**Your task**.
Only the lines from the start of the data through the line containing "nao_realiza = [0, 14.8, 14.1, 17.8, 6.9]" should be written out, exactly as they are, with both ends included and the pictures left out.

**Dataset content**.
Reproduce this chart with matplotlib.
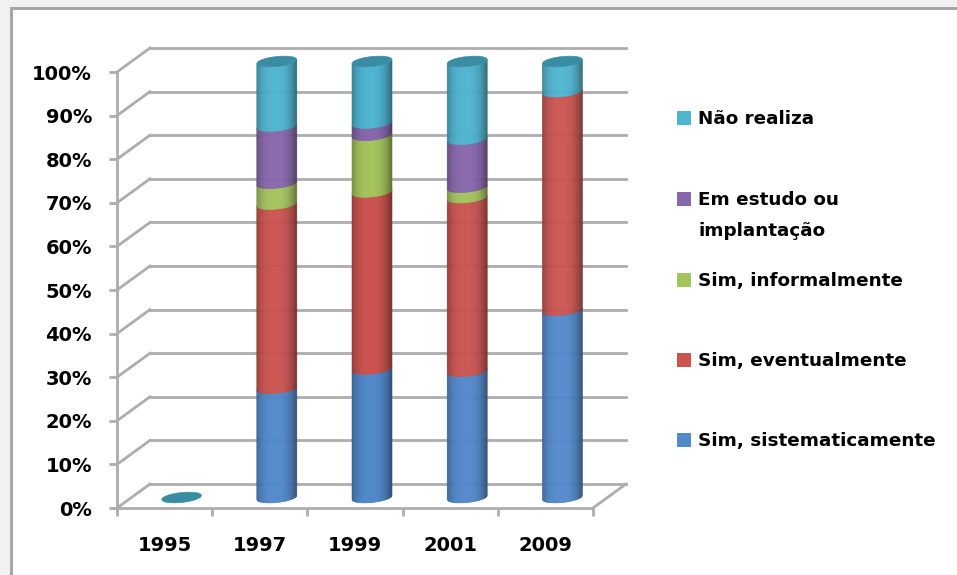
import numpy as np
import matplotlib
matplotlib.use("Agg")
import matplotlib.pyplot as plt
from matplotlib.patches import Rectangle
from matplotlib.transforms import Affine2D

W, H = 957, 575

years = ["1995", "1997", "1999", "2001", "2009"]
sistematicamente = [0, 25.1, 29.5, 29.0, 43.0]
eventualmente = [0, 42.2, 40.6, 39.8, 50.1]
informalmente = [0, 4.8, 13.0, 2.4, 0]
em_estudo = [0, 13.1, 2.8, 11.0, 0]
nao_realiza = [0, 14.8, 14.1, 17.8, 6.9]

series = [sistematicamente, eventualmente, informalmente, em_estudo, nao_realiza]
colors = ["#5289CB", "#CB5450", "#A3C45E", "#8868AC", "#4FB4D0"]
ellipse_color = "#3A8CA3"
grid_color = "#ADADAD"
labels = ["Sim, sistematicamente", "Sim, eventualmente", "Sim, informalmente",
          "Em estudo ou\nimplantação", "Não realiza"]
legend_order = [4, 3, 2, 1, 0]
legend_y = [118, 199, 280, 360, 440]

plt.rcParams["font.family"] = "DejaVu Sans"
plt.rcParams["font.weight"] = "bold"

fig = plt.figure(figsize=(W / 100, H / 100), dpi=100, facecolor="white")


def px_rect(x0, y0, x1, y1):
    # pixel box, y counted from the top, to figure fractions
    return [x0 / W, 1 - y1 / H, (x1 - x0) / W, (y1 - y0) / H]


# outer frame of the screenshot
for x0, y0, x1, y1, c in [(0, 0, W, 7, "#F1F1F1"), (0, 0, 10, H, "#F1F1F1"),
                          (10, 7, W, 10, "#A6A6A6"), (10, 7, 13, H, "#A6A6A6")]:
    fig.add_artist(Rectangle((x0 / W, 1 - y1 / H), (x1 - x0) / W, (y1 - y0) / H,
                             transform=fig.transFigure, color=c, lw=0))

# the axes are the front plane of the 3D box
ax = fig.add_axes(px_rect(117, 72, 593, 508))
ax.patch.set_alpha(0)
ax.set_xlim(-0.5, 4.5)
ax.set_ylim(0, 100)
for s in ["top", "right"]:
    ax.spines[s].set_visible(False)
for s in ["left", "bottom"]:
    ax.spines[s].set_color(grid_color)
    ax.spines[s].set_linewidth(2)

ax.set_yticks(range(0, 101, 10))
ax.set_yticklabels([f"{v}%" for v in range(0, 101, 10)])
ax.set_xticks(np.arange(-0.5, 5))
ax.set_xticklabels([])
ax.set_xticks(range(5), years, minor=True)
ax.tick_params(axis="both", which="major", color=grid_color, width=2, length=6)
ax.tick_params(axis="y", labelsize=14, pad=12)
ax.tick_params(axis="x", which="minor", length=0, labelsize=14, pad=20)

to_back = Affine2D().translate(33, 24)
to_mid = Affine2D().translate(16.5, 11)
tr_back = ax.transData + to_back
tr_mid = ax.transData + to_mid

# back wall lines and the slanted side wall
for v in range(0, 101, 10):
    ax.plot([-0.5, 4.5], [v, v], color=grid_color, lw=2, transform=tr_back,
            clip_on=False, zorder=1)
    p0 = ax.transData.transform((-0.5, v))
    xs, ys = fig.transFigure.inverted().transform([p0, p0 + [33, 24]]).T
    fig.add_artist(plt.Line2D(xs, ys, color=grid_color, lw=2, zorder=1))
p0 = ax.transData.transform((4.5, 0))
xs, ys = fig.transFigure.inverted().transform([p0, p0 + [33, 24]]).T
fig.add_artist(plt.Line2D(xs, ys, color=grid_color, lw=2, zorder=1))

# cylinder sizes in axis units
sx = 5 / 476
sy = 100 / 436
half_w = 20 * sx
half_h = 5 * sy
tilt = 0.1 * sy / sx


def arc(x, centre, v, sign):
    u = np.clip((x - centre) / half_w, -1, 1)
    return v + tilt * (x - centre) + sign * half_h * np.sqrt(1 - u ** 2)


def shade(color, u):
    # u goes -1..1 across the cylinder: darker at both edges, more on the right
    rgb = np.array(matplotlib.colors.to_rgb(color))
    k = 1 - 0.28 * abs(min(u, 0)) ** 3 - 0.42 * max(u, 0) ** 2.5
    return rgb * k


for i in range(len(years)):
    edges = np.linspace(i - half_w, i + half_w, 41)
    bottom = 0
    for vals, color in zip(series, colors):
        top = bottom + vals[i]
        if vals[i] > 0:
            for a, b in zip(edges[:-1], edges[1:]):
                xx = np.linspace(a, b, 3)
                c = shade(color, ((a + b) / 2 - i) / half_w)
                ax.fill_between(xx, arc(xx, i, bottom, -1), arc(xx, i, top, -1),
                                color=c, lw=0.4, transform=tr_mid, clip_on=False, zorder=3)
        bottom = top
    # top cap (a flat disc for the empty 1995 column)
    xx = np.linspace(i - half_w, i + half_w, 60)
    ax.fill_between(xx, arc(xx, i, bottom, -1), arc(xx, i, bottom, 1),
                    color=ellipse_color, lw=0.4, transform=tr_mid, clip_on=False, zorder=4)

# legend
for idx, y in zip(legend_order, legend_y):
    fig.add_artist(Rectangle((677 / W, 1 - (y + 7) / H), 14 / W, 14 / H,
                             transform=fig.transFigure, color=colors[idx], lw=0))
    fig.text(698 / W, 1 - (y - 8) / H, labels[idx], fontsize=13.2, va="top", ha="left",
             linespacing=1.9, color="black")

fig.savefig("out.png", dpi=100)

**The answer**.
Reproduce this chart with matplotlib.
import numpy as np
import matplotlib
matplotlib.use("Agg")
import matplotlib.pyplot as plt
from matplotlib.patches import Rectangle
from matplotlib.transforms import Affine2D

W, H = 957, 575

years = ["1995", "1997", "1999", "2001", "2009"]
sistematicamente = [0, 25.1, 29.5, 29.0, 43.0]
eventualmente = [0, 42.2, 40.6, 39.8, 50.1]
informalmente = [0, 4.8, 13.0, 2.4, 0]
em_estudo = [0, 13.1, 2.8, 11.0, 0]
nao_realiza = [0, 14.8, 14.1, 17.8, 6.9]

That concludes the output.